Bónus milionários

DN20100215 JOÃO CÉSAR DAS NEVES

Uma das poucas certezas absolutas neste tempo confuso é que são escandalosos os bónus pagos aos banqueiros. Todos sabem que os bancos receberam enormes ajudas públicas para tapar os seus erros e usam-nas agora para encher os bolsos, aliás como sempre.

De facto há casos vergonhosos, mas mesmo nesses as coisas são mais complicadas do que parecem. É preciso perceber o problema, saber porquê e onde está o mal. O que não é fácil, pois nada é mais avassalador que um preconceito de um tempo que se acha sem preconceitos.

A irritação genérica contra a banca é tolice. Será que é boa ideia pagar mal às pessoas que tratam do nosso dinheiro? Não será a sua própria função uma justificação para aquilo que tanto nos irrita? Percebe-se a indignação, mas qual é exactamente a alternativa que os críticos propõem?

Saberíamos nós fazer o que eles fazem? Nesta crise muitos se divertiram à custa da complexidade dos modelos e produtos que falharam. Mas apesar desse paradoxal orgulho de ignorância, não mostrou a crise precisamente a complexidade e riscos do sector? Devemos pagar mal a quem trabalha com produtos não só explosivos mas terrivelmente complicados? Claro que os financeiros que falharam devem ser punidos, e foram-no largamente. Mas esse mesmo falhanço parece indicar que os sobreviventes devem ser mais bem, não mais mal remunerados. Perante o desastre, muitos dizem que esses produtos nunca deviam ter existido. Também se diz o mesmo nos acidentes com aviões, dinamite ou centrais nucleares e todos gostamos dos benefícios quando corre bem.

Este é o elemento essencial: a banca ganha muito porque produz muito. Grande parte do crescimento das últimas décadas deve-se ao melhor acesso ao capital gerado pela globalização financeira. Vimos isso bem em Portugal. Há 25 anos era caro pedir dinheiro ao banco, e isso estava vedado a muita gente. Muito do espantoso desenvolvimento empresarial e social destes anos nasceu de melhorias financeiras.

Mas esses produtos, extremamente poderosos, são também muito perigosos. É fácil, como sabemos bem, embrulhar-se em dívida e cair em crise. Tal como em tantas outras coisas que o progresso nos trouxe, o seu mau uso não nos pode cegar para os benefícios.

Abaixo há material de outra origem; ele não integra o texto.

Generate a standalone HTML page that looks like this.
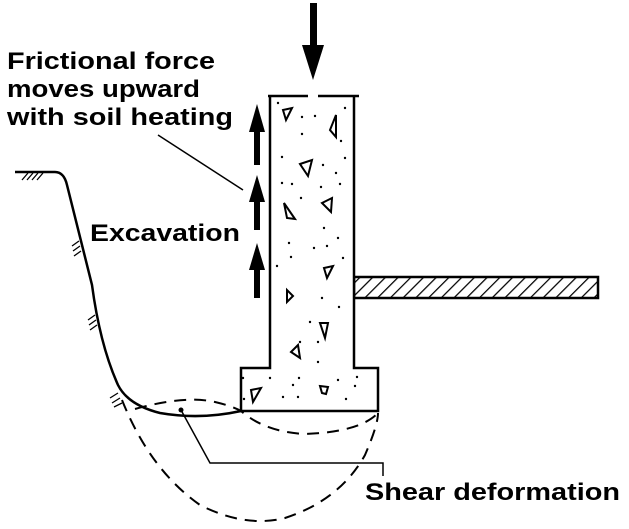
<!DOCTYPE html>
<html><head><style>
body{margin:0;background:#fff;}
svg{display:block;}
text{font-family:"Liberation Sans",sans-serif;font-weight:bold;fill:#000;}
</style></head><body>
<svg width="629" height="529" viewBox="0 0 629 529">
<defs>
<pattern id="h" width="9" height="9" patternUnits="userSpaceOnUse" patternTransform="rotate(45)">
<rect width="9" height="9" fill="#fff"/><line x1="0" y1="0" x2="0" y2="9" stroke="#000" stroke-width="2.5"/>
</pattern>
</defs>
<g font-size="24">
<text x="7" y="69" textLength="208" lengthAdjust="spacingAndGlyphs">Frictional force</text>
<text x="7" y="97" textLength="193" lengthAdjust="spacingAndGlyphs">moves upward</text>
<text x="7" y="125" textLength="226" lengthAdjust="spacingAndGlyphs">with soil heating</text>
<text x="90" y="241" textLength="150" lengthAdjust="spacingAndGlyphs">Excavation</text>
<text x="365" y="500" textLength="255" lengthAdjust="spacingAndGlyphs">Shear deformation</text>
</g>
<!-- top arrow -->
<rect x="310" y="3" width="7" height="45" fill="#000"/>
<polygon points="302,45 324,45 313,80" fill="#000"/>
<!-- up arrows -->
<g fill="#000">
<polygon points="249,132 265,132 257,104"/><rect x="254" y="128" width="6" height="37"/>
<polygon points="249,202 265,202 257,175"/><rect x="254" y="198" width="6" height="32"/>
<polygon points="249,270 265,270 257,243"/><rect x="254" y="266" width="6" height="32"/>
</g>
<line x1="158" y1="135" x2="243" y2="190" stroke="#000" stroke-width="1.5"/>
<!-- slab -->
<rect x="354" y="277" width="244" height="21" fill="url(#h)" stroke="#000" stroke-width="2.5"/>
<!-- column -->
<path d="M270,96 V368 H241 V411 H378 V368 H354 V96" fill="#fff" stroke="#000" stroke-width="2.5"/>
<line x1="268" y1="96" x2="308" y2="96" stroke="#000" stroke-width="2.5"/>
<line x1="318" y1="96" x2="359" y2="96" stroke="#000" stroke-width="2.5"/>
<g fill="none" stroke="#000" stroke-width="2">
<polygon points="283,110 292,108 286,120"/>
<polygon points="336,115 330,130 336,137"/>
<polygon points="300,164 312,160 308,176"/>
<polygon points="284,203 287,218 295,219"/>
<polygon points="322,203 332,198 331,212"/>
<polygon points="324,268 333,266 327,278"/>
<polygon points="287,290 287,302 293,296"/>
<polygon points="320,323 328,323 325,338"/>
<polygon points="291,352 298,345 300,358"/>
<polygon points="251,390 261,388 253,402"/>
<polygon points="320,386 328,387 326,394 322,393"/>
</g>
<g fill="#000">
<circle cx="278" cy="103" r="1.2"/><circle cx="302" cy="117" r="1.2"/><circle cx="315" cy="116" r="1.2"/><circle cx="345" cy="108" r="1.2"/>
<circle cx="302" cy="134" r="1.2"/><circle cx="341" cy="141" r="1.2"/><circle cx="282" cy="157" r="1.2"/><circle cx="323" cy="165" r="1.2"/>
<circle cx="336" cy="173" r="1.2"/><circle cx="345" cy="158" r="1.2"/><circle cx="282" cy="183" r="1.2"/><circle cx="292" cy="184" r="1.2"/>
<circle cx="321" cy="187" r="1.2"/><circle cx="340" cy="184" r="1.2"/><circle cx="301" cy="198" r="1.2"/><circle cx="324" cy="228" r="1.2"/>
<circle cx="338" cy="238" r="1.2"/><circle cx="289" cy="243" r="1.2"/><circle cx="314" cy="248" r="1.2"/><circle cx="327" cy="246" r="1.2"/>
<circle cx="291" cy="257" r="1.2"/><circle cx="343" cy="258" r="1.2"/><circle cx="277" cy="266" r="1.2"/><circle cx="322" cy="298" r="1.2"/>
<circle cx="339" cy="307" r="1.2"/><circle cx="310" cy="322" r="1.2"/><circle cx="300" cy="342" r="1.2"/><circle cx="318" cy="342" r="1.2"/>
<circle cx="318" cy="362" r="1.2"/><circle cx="243" cy="378" r="1.2"/><circle cx="270" cy="378" r="1.2"/><circle cx="299" cy="378" r="1.2"/>
<circle cx="338" cy="380" r="1.2"/><circle cx="357" cy="377" r="1.2"/><circle cx="293" cy="385" r="1.2"/><circle cx="355" cy="386" r="1.2"/>
<circle cx="244" cy="399" r="1.2"/><circle cx="283" cy="397" r="1.2"/><circle cx="298" cy="397" r="1.2"/><circle cx="346" cy="399" r="1.2"/>
</g>
<!-- ground profile -->
<path d="M15,172 H55 Q64,172 67,185 L92,285 Q100,345 118,385 Q128,405 160,413 Q200,420 241,411" fill="none" stroke="#000" stroke-width="2.5"/>
<g stroke="#000" stroke-width="1.3">
<line x1="22" y1="180" x2="28" y2="173"/><line x1="27" y1="180" x2="33" y2="173"/><line x1="32" y1="180" x2="38" y2="173"/><line x1="37" y1="180" x2="43" y2="173"/>
<line x1="72" y1="246" x2="79" y2="241"/><line x1="73" y1="251" x2="80" y2="246"/><line x1="74" y1="256" x2="81" y2="251"/>
<line x1="88" y1="320" x2="95" y2="315"/><line x1="89" y1="325" x2="96" y2="320"/><line x1="90" y1="330" x2="97" y2="325"/>
<line x1="110" y1="398" x2="118" y2="393"/><line x1="112" y1="403" x2="120" y2="398"/><line x1="114" y1="407" x2="122" y2="403"/>
</g>
<!-- dashed shear zones -->
<g fill="none" stroke="#000" stroke-width="2" stroke-dasharray="12,8">
<path d="M135,409 Q185,395 215,402 Q232,406 241,411 Q265,432 305,434 Q360,432 378,413"/>
<path d="M122,400 Q150,470 200,505 Q245,528 285,518 Q340,500 365,455 Q378,425 378,413"/>
</g>
<!-- shear leader -->
<circle cx="181" cy="410" r="2.5" fill="#000"/>
<polyline points="181,410 210,463 383,463 383,476" fill="none" stroke="#000" stroke-width="1.5"/>
</svg>
</body></html>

Se Portugal subiu muito, o mundo teve um crescimento ainda mais notável. Foram arrancadas à pobreza 500 milhões de pessoas em dez anos, mais que em muitos séculos anteriores. Vários factores explicam isto, mas um dos principais é a tal globalização financeira, a mesma que propagou a crise. Agora que estamos a corrigir as consequências dos abusos, temos de prevenir os erros, mas sem estrangular um poder que permanece vital.

Então onde está o mal? A correcção indispensável centra-se em dois pontos. Um, de que todos falam, é a revisão das leis e práticas de supervisão financeira. Outro, mais importante e silencioso, é a governação das empresas. Quem dirige a companhia? Como podem accionistas, trabalhadores e clientes, controlar essa administração? Este magno problema não se reduz ao sector financeiro, mas está bem presente na questão dos bónus. Quando a paga é determinada por amigos, que se apoiam uns aos outros, é inevitável o abuso.

Aqui um facto recente em Portugal revelou um terrível problema no momento mais delicado. O Instituto Português de Corporate Governance (www.cgov.pt), associação de empresas e empresários, andou anos a elaborar um Código de Bom Governo das Sociedades que, depois de muito trabalho, consultas e debates, levou a aprovação na assembleia geral de 29 de Janeiro passado. Dias antes "um grupo de grandes empresas portuguesas, que integram o PSI-20 (...), recusaram-se a assinar a versão final" (Público 29/Jan.), o que levou a direcção do instituto a demitir-se.

A lista de nomes de ambos os lados deste embate parece uma selecção das figuras mais marcantes da nossa economia. Não é claro ainda o que isto quer dizer mas, o que quer que seja, é muito mau sinal, em especial neste momento. Entre os graves problemas que se ligam aqui, o dos bónus dos banqueiros é um dos menores.